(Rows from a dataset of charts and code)
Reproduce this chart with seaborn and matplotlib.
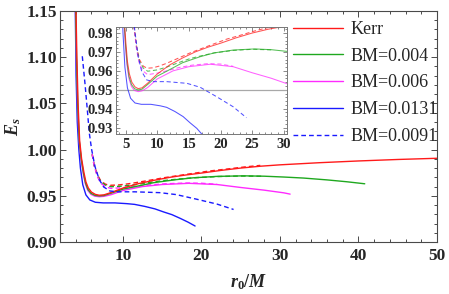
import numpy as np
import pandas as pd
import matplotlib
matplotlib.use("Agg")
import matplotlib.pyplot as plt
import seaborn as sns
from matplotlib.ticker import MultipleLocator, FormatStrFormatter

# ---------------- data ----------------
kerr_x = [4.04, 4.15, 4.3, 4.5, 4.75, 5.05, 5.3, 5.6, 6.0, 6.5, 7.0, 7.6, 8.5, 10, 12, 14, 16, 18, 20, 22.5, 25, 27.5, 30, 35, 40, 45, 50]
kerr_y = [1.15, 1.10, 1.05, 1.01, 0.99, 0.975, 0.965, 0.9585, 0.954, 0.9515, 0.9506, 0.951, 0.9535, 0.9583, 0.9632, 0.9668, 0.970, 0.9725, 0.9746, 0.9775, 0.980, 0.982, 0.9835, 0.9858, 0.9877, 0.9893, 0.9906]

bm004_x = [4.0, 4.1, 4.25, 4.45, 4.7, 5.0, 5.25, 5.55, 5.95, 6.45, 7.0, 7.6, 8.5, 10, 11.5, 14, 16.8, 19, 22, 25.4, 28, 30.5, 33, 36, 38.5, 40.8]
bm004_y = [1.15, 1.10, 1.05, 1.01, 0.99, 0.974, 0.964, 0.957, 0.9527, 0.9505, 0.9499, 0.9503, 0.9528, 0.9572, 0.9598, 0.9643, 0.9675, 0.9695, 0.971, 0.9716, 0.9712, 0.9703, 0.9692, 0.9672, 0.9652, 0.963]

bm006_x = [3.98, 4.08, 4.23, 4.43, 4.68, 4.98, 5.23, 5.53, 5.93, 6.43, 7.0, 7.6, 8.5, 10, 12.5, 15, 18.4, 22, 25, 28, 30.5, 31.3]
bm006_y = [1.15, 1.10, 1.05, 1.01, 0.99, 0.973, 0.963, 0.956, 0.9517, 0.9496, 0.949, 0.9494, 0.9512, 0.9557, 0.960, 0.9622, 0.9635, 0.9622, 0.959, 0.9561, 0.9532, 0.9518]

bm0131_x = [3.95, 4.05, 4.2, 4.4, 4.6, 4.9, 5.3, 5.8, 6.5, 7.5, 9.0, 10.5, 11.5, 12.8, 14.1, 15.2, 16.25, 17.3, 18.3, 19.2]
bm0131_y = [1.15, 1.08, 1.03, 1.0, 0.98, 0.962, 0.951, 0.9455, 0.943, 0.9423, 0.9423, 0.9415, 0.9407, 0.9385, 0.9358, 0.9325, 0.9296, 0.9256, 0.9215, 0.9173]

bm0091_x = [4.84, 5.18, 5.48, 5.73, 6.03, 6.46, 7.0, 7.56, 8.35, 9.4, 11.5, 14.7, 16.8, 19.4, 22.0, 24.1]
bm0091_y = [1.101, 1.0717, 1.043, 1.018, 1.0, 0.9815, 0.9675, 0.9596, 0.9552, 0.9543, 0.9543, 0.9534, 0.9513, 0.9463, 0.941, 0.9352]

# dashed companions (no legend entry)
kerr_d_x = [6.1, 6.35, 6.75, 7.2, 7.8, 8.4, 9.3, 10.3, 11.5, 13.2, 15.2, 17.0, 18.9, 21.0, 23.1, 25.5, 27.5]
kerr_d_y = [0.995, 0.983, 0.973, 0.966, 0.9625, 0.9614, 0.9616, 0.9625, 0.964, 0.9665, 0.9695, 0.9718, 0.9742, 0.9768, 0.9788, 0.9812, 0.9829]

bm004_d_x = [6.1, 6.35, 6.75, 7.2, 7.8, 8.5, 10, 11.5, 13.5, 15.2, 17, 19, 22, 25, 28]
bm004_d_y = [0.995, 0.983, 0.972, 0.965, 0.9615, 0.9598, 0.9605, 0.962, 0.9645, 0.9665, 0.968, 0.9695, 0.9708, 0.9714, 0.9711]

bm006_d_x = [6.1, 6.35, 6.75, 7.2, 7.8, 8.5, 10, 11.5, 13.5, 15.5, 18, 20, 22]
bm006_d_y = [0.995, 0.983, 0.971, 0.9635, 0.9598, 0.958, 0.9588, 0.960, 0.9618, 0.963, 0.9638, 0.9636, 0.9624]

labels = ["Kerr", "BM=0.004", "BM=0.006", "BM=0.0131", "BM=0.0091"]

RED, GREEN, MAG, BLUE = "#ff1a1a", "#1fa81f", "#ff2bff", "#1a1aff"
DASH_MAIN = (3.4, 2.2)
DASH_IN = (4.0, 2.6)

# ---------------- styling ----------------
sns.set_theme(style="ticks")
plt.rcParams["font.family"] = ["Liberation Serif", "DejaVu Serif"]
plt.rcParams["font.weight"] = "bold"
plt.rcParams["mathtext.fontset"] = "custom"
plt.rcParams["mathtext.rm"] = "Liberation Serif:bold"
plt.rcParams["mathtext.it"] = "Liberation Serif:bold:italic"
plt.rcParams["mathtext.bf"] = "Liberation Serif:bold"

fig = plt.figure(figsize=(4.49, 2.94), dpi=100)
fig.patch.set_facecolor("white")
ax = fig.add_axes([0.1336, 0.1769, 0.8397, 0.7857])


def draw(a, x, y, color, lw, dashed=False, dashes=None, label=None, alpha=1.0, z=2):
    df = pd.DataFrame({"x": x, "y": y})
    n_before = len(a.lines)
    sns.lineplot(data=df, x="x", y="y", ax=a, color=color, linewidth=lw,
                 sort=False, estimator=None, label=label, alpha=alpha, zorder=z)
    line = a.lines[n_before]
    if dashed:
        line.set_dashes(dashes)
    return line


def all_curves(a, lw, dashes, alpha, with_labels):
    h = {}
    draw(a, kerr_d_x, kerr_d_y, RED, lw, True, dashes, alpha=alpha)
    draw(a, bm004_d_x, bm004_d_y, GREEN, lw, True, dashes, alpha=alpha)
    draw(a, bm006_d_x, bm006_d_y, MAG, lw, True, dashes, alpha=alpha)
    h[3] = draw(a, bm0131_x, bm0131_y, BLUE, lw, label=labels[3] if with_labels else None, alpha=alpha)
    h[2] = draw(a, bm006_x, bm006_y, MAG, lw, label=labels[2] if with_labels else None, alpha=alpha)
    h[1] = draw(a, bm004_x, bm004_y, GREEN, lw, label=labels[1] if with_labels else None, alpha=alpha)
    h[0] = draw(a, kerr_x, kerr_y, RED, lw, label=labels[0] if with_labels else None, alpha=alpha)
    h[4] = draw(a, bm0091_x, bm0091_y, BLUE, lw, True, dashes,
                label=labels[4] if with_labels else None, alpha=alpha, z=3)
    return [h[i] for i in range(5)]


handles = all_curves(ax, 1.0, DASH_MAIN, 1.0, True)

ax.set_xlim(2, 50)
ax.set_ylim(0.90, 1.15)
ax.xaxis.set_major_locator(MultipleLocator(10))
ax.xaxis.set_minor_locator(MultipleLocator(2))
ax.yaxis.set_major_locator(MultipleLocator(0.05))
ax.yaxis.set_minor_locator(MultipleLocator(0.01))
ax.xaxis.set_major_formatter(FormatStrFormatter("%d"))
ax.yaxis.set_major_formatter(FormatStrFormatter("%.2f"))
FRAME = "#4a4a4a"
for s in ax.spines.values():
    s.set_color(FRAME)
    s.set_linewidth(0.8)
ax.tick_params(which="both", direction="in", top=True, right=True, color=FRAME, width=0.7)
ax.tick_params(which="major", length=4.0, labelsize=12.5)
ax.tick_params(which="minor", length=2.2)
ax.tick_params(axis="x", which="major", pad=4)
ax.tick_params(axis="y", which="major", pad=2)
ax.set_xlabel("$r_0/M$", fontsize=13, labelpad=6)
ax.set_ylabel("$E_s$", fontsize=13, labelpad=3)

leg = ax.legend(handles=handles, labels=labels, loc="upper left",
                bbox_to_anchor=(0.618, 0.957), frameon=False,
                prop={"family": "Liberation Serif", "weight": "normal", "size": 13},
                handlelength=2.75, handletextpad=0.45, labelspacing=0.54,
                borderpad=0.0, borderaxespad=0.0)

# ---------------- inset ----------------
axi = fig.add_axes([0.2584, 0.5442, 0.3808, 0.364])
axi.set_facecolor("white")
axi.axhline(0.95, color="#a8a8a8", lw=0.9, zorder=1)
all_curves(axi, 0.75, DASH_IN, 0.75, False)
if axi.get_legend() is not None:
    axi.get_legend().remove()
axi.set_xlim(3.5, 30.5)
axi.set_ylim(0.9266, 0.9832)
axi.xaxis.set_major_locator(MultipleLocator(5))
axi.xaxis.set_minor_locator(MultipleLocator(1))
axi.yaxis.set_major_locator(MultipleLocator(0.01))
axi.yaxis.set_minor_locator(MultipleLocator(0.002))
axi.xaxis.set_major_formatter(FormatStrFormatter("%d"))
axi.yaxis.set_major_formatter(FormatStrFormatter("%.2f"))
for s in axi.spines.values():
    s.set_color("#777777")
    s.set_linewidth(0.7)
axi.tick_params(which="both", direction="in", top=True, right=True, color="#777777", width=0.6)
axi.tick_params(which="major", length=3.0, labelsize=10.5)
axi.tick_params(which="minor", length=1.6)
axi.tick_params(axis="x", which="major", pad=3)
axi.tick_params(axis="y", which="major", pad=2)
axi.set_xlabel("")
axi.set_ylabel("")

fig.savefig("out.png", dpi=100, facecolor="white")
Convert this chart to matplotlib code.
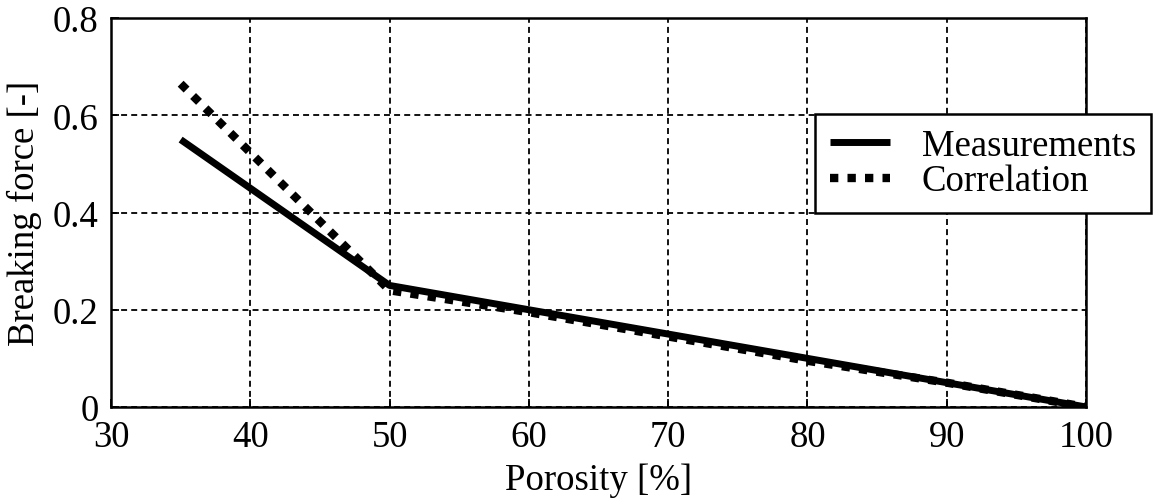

Problem details:
Filter the records for lines holding the string "matplotlib". Copy each one.

Completed exercise:
Reproduce this chart with seaborn and matplotlib.
import matplotlib
matplotlib.use("Agg")
import matplotlib.pyplot as plt
from matplotlib.ticker import MultipleLocator, FormatStrFormatter
Convert this chart to matplotlib code.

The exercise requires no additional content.